Although John Simpson had contemplated retirement in favour of his nephew Lord Newport in 1816,10 when a dissolution was expected, he did not retire until February 1820; whereupon his nephew decided that Wigan was cheaper for him than Wenlock, and the second seat was thrown open and disputed between a member of the Lawley family patronized by Sir Watkin, and the neighbouring gentry. The latter were successful in the contest, but in 1822 Sir Watkin intimidated the Foresters into an electoral compromise.11 In 1821 when Cecil Forester received a peerage, he wished to take the title of Baron Wenlock of Willey: a token of his supremacy in the borough, for the title of Lord Wenlock, long extinct, had been held by the Lawley family who were now challenging him. Sir Robert Lawley petitioned the King to prevent this title being granted.12

Author: R. G. Thorne


  • 1. Sir L. Namier, Structure of Pols. 243; Trans. Salop Arch. and Nat. Hist. Soc. (ser. 3), ii. 345.
  • 2. J. D. Nichol, ‘Wynnstay, Willey and Wenlock 1780-1832’; Trans. Salop Arch. and Nat. Hist.
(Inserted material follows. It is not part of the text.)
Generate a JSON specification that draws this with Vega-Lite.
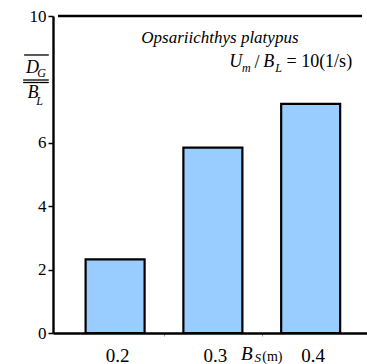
{
  "$schema": "https://vega.github.io/schema/vega-lite/v6.json",
  "width": 314,
  "height": 317,
  "autosize": "none",
  "padding": {"left": 53, "top": 16, "right": 0, "bottom": 31},
  "config": {
    "view": {"stroke": null},
    "font": "Liberation Serif",
    "text": {"font": "Liberation Serif", "color": "black", "align": "left", "baseline": "alphabetic"},
    "axis": {"labelFont": "Liberation Serif", "labelColor": "black", "domainColor": "black", "grid": false}
  },
  "data": {"values": [
    {"B_S": 0.2, "ratio": 2.32},
    {"B_S": 0.3, "ratio": 5.85},
    {"B_S": 0.4, "ratio": 7.23}
  ]},
  "layer": [
    {
      "mark": {"type": "bar", "size": 59, "fill": "#99ccff", "stroke": "black", "strokeWidth": 2.2},
      "encoding": {
        "x": {
          "field": "B_S", "type": "quantitative",
          "scale": {"domain": [0.1416, 0.4525], "nice": false, "zero": false},
          "axis": {
            "title": null,
            "values": [0.2, 0.25, 0.3, 0.35, 0.4],
            "labelExpr": "(abs(datum.value-0.25)<0.001 || abs(datum.value-0.35)<0.001) ? '' : format(datum.value, '.1f')",
            "labelFontSize": 19,
            "labelOverlap": false,
            "labelFlush": false,
            "labelPadding": 10,
            "labelOffset": 2,
            "tickSize": 3,
            "tickWidth": 1,
            "tickColor": "#999999",
            "tickOpacity": {"condition": {"test": "abs(datum.value-0.25)<0.001 || abs(datum.value-0.35)<0.001", "value": 1}, "value": 0},
            "domainWidth": 2.6
          }
        },
        "y": {
          "field": "ratio", "type": "quantitative",
          "scale": {"domain": [0, 10], "nice": false},
          "axis": {
            "title": null,
            "values": [0, 2, 4, 6, 10],
            "labelFontSize": 17,
            "labelPadding": 2,
            "tickSize": 5,
            "tickWidth": 1.5,
            "tickColor": "black",
            "domainWidth": 2.4
          }
        }
      }
    },
    {
      "data": {"values": [{}]},
      "mark": {"type": "rule", "stroke": "black", "strokeWidth": 2.3},
      "encoding": {"x": {"datum": 0.1416}, "x2": {"datum": 0.4525}, "y": {"datum": 10}}
    },
    {
      "data": {"values": [{}]},
      "mark": {"type": "rule", "stroke": "black", "strokeWidth": 1.3},
      "encoding": {"x": {"datum": 0.10695}, "x2": {"datum": 0.13219}, "y": {"datum": 8.77}}
    },
    {
      "data": {"values": [{}]},
      "mark": {"type": "rule", "stroke": "black", "strokeWidth": 1.3},
      "encoding": {"x": {"datum": 0.10596}, "x2": {"datum": 0.13219}, "y": {"datum": 7.981}}
    },
    {
      "data": {"values": [{}]},
      "mark": {"type": "rule", "stroke": "black", "strokeWidth": 1.3},
      "encoding": {"x": {"datum": 0.10596}, "x2": {"datum": 0.13219}, "y": {"datum": 7.902}}
    },
    {
      "data": {"values": [{}]},
      "mark": {"type": "text", "fontSize": 18, "fontStyle": "italic"},
      "encoding": {"x": {"datum": 0.10893}, "y": {"datum": 8.202}, "text": {"value": "D"}}
    },
    {
      "data": {"values": [{}]},
      "mark": {"type": "text", "fontSize": 12, "fontStyle": "italic"},
      "encoding": {"x": {"datum": 0.12031}, "y": {"datum": 8.076}, "text": {"value": "G"}}
    },
    {
      "data": {"values": [{}]},
      "mark": {"type": "text", "fontSize": 18, "fontStyle": "italic"},
      "encoding": {"x": {"datum": 0.11041}, "y": {"datum": 7.413}, "text": {"value": "B"}}
    },
    {
      "data": {"values": [{}]},
      "mark": {"type": "text", "fontSize": 12, "fontStyle": "italic"},
      "encoding": {"x": {"datum": 0.11932}, "y": {"datum": 7.208}, "text": {"value": "L"}}
    },
    {
      "data": {"values": [{}]},
      "mark": {"type": "text", "fontSize": 17, "fontStyle": "italic"},
      "encoding": {"x": {"datum": 0.22675}, "y": {"datum": 9.148}, "text": {"value": "Opsariichthys platypus"}}
    },
    {
      "data": {"values": [{}]},
      "mark": {"type": "text", "fontSize": 18, "fontStyle": "italic"},
      "encoding": {"x": {"datum": 0.31685}, "y": {"datum": 8.391}, "text": {"value": "U"}}
    },
    {
      "data": {"values": [{}]},
      "mark": {"type": "text", "fontSize": 12, "fontStyle": "italic"},
      "encoding": {"x": {"datum": 0.32972}, "y": {"datum": 8.249}, "text": {"value": "m"}}
    },
    {
      "data": {"values": [{}]},
      "mark": {"type": "text", "fontSize": 18},
      "encoding": {"x": {"datum": 0.34259}, "y": {"datum": 8.36}, "text": {"value": "/"}}
    },
    {
      "data": {"values": [{}]},
      "mark": {"type": "text", "fontSize": 18, "fontStyle": "italic"},
      "encoding": {"x": {"datum": 0.3515}, "y": {"datum": 8.391}, "text": {"value": "B"}}
    },
    {
      "data": {"values": [{}]},
      "mark": {"type": "text", "fontSize": 12, "fontStyle": "italic"},
      "encoding": {"x": {"datum": 0.36388}, "y": {"datum": 8.249}, "text": {"value": "L"}}
    },
    {
      "data": {"values": [{}]},
      "mark": {"type": "text", "fontSize": 18},
      "encoding": {"x": {"datum": 0.37526}, "y": {"datum": 8.391}, "text": {"value": "= 10(1/s)"}}
    },
    {
      "data": {"values": [{}]},
      "mark": {"type": "text", "fontSize": 19, "fontStyle": "italic"},
      "encoding": {"x": {"datum": 0.32873}, "y": {"datum": -0.85}, "text": {"value": "B"}}
    },
    {
      "data": {"values": [{}]},
      "mark": {"type": "text", "fontSize": 13, "fontStyle": "italic"},
      "encoding": {"x": {"datum": 0.34259}, "y": {"datum": -0.93}, "text": {"value": "S"}}
    },
    {
      "data": {"values": [{}]},
      "mark": {"type": "text", "fontSize": 14},
      "encoding": {"x": {"datum": 0.35051}, "y": {"datum": -0.87}, "text": {"value": "(m)"}}
    }
  ]
}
Soc. lviii. 220.
  • 3. Bradford mss, G. Forester to Lady Bradford, 27 July, 7, 11 Aug. 1794.
  • 4. Salop RO, Forester mss 1224/336, Bradford to Forester, 30 Oct. 1794.
  • 5. Ibid.
  • 6. Bradford mss, Forester to Bradford, 20 May; Forester mss 1224/336, Bradford to Forester, 2, 22 Nov. 1795.
  • 7. Forester mss 1224/336, Forester to Sir W. Williams Wynn, July 1800, Pritchard to Forester, 12 Feb. 1801.
  • 8. Ibid. C. Forester to Pritchard, 27, 29 May; Simpson to same, 29 May, 18 July, 27 Aug., 3 Oct., Sir W. Williams Wynn to Forester [20 Oct. 1806]; Fortescue mss.
  • 9. Forester mss 1224/336, C. to G. Forester, 26 Sept. 1809; Fortescue mss, T. to Ld. Grenville, 18 Oct. 1812.
  • 10. Bradford mss, Bradford to Weld Forester, 19 Nov. 1816.
  • 11. Forester mss 1224/337.
  • 12. Ibid. 1224/331, Weld Forester to Bloomfield, n.d.; Add. 38369, f. 332.